Dal Veneto alla Toscana, dal Piemonte all’Umbria, dalla Puglia alla Campania, ormai si contano a centinaia le comunità e le realtà di base attive su questi temi. In collegamento fra loro e pronte a unirsi in associazioni chiamate di volta in volta “terra/Terra”, “Re:Common”, “A Sud”. Nei giorni scorsi in Val di Susa c’è stata l’assemblea di Genuino Clandestino, rete nazionale di resistenza “per la libera lavorazione dei prodotti contadini”. E nei tre giorni di incontri e di festa è stata rilanciata la campagna “Terra Bene Comune”, che è una motivata rivendicazione del diritto all’accesso alla terra, e a gestirla come comunità. “Contro la tendenza attuale – osservano i promotori - che va concentrando sempre più terre in poche mani, e si accinge a svendere ai privati il demanio agricolo sottraendolo alle coltivazioni”.

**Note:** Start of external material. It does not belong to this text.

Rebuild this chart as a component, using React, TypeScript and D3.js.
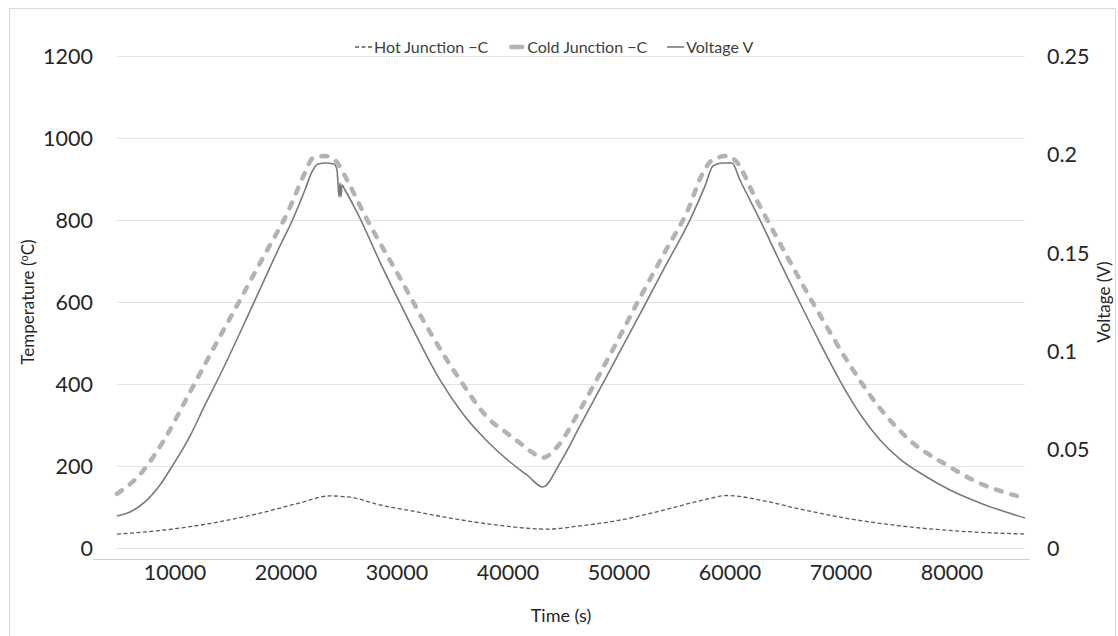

Nel manifesto della campagna si fotografa nitidamente quanto sta accadendo: “Dal 2008 il processo di accaparramento di terre da parte di multinazionali, governi, nuovi attori finanziari pubblici e privati ha subito una forte accelerazione a causa della convergenza tra crisi finanziaria, alimentare, energetica e climatica (...) Le ragioni per cui la terra viene presa sono le più svariate: per coltivare cibo o agro-combustibili su scala industriale, per far spazio all’industria mineraria, per piantare foreste, per costruire dighe o altre infrastrutture (…) Le economie rurali locali vengono compromesse, il tessuto socio-culturale e la stessa identità di un territorio sono messe a repentaglio, così come l’agricoltura contadina e la relativa produzione per la sussistenza”. Dal globale al locale: “In Italia questo processo, già da tempo in atto con la concentrazione della terra in grandi proprietà, le speculazioni edilizie e la cementificazione selvaggia, la realizzazione di infrastrutture e grandi opere di dubbia utilità, sta avendo un’ulteriore accelerazione con l’articolo 66 del decreto Salva Italia, che prevede, tra le altre cose, l’alienazione dei terreni agricoli demaniali in nome di un presunto contributo alla riduzione del debito pubblico, la cui legittimità è ancora tutta da verificare”.
Alla legge del governo Monti che mette in vendita le terre pubbliche, approvata dall’ormai codificata maggioranza Pdl-Pd-Sc, la campagna “Terra Bene Comune” oppone l’elementare osservazione che i beni demaniali rurali, in particolare quelli abbandonati e incolti, possono essere affidati senza alcun costo ai tanti giovani (e non) che vogliono sperimentare modelli diversi di vita e di economia. Di qui la proposta di promuovere progetti di “neo-ruralità”, con concessioni di lunga durata (minimo 20 anni) per diffondere queste nuove forme di agricoltura contadina. Con uno stretto rapporto fra le comunità locali e i nuovi insediamenti. Da poter auto-costruire con materiali naturali (dal legno alla paglia), in modo da avere fabbricati a bassissimo impatto ambientale, completamente degradabili, e vincolati senza limiti di tempo all’attività agricola.